When Alma and I are playing, I forget all my insecurity and apprehension. While she eats breakfast in her high chair, I read out loud to her from my most recent library acquisition. We watch Pink Floyd performances on YouTube and construct unsteady block towers. When I engage with her, the one person who might know exactly what she wants, the desire to look to strangers on the internet for parenting advice recedes.
I get more joy from observing her habits and routines—her impatient squeals while she waits for her scrambled eggs to cool down, the way she shouts “bye” a beat after I’ve already walked out of the room—than I ever did looking for someone on Instagram who claims to have solved the mysteries of parenting. But what I read there still has a hold on me: The shame I felt about using formula only subsided when she switched to milk at one year old.
Parenting Instagram elevates the parenting “hack” as a viable alternative to uninterrupted time getting to know the child you have, not the child you want. And it preys on those who desperately wish to change the type of parent they are—one that can breastfeed, afford wooden toys, or coax her baby to sleep in her crib—even when that change would never work for their body, personality, or family.
My daughter contains all the parenting information that I need.
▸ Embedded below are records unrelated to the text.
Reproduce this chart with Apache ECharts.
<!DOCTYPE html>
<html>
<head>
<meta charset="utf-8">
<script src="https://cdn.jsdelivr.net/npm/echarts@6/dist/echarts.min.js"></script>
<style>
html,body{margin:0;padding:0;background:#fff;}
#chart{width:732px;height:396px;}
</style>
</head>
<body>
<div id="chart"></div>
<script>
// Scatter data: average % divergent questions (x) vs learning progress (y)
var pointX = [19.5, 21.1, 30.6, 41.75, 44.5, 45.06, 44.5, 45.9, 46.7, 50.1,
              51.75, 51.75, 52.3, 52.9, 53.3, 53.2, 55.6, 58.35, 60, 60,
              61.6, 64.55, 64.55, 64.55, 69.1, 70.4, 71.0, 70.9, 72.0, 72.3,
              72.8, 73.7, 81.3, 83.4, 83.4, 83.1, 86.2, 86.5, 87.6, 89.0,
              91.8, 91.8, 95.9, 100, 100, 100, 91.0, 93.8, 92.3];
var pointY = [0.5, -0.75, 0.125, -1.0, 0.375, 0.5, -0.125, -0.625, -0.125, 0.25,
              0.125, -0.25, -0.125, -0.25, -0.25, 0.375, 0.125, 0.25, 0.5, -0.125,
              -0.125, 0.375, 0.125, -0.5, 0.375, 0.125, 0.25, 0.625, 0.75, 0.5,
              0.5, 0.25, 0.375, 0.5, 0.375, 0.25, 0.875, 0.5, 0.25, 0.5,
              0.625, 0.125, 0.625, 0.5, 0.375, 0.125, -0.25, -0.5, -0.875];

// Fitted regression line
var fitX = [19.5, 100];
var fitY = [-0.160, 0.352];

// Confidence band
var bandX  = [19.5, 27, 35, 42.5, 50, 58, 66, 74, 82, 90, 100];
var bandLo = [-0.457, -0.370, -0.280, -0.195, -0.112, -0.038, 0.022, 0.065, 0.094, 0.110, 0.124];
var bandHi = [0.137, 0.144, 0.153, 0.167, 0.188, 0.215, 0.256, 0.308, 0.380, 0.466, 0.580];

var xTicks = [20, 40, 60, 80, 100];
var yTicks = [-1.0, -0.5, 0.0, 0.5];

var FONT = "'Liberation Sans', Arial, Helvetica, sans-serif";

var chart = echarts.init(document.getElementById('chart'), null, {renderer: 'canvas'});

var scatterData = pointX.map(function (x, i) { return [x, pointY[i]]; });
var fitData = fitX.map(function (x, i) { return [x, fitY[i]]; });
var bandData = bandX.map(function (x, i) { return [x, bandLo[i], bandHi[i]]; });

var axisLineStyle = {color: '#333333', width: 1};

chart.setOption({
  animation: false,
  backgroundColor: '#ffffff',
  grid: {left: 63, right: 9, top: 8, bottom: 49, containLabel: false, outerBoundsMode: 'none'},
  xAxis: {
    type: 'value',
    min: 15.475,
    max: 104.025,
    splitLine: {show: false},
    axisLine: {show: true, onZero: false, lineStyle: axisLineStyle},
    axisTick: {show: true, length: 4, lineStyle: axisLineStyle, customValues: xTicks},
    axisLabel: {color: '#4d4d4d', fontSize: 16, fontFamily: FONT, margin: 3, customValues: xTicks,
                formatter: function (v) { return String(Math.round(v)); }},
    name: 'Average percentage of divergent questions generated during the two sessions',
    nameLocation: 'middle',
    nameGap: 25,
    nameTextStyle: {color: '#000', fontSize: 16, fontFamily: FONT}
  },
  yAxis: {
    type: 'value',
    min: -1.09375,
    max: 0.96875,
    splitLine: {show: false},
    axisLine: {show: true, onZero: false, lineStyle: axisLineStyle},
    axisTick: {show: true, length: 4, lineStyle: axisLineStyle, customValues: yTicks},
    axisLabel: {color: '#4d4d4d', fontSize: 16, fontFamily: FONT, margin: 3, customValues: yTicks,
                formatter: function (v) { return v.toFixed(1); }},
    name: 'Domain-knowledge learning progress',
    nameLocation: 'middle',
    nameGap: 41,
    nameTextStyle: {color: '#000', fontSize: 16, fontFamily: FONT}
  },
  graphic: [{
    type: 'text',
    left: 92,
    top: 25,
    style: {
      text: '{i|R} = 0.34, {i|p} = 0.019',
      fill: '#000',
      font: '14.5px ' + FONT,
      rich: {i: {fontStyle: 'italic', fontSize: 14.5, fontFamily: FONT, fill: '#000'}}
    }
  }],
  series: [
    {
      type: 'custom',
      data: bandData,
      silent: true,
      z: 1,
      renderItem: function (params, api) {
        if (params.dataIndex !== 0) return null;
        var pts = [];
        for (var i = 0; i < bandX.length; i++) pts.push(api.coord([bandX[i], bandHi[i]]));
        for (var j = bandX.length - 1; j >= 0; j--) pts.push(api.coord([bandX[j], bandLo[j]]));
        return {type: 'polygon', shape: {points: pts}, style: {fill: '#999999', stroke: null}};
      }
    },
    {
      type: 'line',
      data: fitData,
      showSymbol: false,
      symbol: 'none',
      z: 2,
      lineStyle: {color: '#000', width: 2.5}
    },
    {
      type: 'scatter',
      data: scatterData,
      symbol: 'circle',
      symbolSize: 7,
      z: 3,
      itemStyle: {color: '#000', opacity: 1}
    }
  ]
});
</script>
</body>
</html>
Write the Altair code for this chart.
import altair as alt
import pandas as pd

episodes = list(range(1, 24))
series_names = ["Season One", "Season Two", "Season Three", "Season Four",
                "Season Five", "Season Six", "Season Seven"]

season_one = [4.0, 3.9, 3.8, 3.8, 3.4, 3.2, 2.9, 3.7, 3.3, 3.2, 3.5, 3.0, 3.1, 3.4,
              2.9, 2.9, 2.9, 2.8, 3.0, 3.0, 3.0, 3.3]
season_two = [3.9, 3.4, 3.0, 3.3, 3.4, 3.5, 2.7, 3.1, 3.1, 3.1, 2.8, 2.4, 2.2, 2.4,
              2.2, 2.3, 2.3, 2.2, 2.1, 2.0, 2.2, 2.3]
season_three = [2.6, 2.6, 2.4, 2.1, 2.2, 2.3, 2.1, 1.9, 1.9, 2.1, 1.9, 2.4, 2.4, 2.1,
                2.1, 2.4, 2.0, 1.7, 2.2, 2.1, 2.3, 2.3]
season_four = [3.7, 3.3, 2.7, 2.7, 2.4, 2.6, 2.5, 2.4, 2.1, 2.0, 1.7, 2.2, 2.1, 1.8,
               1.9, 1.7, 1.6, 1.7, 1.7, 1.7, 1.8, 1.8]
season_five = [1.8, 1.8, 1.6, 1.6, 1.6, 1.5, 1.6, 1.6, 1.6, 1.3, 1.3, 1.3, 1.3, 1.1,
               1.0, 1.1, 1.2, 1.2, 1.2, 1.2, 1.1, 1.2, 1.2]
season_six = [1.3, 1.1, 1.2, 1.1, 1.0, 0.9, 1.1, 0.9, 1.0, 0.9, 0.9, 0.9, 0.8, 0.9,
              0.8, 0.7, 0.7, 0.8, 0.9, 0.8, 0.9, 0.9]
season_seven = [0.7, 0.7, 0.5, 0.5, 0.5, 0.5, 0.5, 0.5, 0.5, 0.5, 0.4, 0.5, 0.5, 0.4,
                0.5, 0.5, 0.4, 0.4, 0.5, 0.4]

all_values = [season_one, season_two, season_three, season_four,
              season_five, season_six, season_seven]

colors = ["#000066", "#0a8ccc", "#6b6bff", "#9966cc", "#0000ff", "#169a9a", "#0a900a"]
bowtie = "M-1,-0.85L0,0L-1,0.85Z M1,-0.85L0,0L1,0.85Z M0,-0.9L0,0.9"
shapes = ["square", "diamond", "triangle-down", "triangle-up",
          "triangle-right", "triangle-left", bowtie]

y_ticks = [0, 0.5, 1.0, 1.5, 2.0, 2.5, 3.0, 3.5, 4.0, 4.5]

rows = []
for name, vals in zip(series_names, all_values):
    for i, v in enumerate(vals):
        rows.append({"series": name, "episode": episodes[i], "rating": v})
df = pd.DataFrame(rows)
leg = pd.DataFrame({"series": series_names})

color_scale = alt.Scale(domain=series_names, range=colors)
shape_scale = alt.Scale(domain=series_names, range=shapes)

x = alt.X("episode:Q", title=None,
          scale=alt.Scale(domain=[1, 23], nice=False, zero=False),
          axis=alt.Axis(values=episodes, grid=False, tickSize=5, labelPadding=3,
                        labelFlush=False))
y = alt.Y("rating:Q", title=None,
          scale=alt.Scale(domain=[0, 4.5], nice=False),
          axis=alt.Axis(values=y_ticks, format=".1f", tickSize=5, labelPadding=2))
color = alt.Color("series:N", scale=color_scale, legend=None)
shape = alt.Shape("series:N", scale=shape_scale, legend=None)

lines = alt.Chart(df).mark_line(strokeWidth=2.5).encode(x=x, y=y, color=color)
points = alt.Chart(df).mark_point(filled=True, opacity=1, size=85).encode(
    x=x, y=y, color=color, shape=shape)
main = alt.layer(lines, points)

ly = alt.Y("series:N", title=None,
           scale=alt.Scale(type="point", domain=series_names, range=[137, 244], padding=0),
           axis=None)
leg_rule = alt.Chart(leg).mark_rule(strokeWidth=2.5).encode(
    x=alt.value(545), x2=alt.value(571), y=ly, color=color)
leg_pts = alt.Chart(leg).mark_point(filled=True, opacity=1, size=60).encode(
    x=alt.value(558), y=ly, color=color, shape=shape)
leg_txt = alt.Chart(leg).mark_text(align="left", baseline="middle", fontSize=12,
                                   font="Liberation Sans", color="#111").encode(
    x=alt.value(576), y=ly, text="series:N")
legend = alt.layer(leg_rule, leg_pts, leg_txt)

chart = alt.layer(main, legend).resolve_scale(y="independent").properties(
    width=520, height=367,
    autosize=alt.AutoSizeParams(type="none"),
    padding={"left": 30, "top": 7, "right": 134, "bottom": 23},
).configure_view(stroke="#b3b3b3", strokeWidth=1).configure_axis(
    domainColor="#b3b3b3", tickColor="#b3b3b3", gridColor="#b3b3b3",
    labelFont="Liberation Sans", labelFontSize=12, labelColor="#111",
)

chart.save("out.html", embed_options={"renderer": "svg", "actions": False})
Almost all those infographics and videos rely on the illusion that parents are doing everything wrong—saying the wrong words, feeding the wrong meals, even sleeping the wrong way. The right answer seems like it is just around the corner in the next tile, but in reality, social media–based parenting advice is designed to offer no resolution. There is no Instagram parenting influencer, no matter what package, course, or e-book they sell you, that can solve problems that have no other solution besides listening to your child with genuine curiosity.
I have learned to take comfort in uncertainty more often, in the uncomfortable truth that most of the time, I don’t know. But I’ll figure it out. And if I don’t, I will still love my daughter. And she will be safe, and happy, most of the time. My daughter contains all the parenting information that I need. Intuition isn’t flawless, and it doesn’t work every time, but at least it’s based on what she shows and tells me. That’s all the information I have, and it is enough.
Elisabeth Sherman is the food and drink editor at Matador Network. She lives in New Jersey.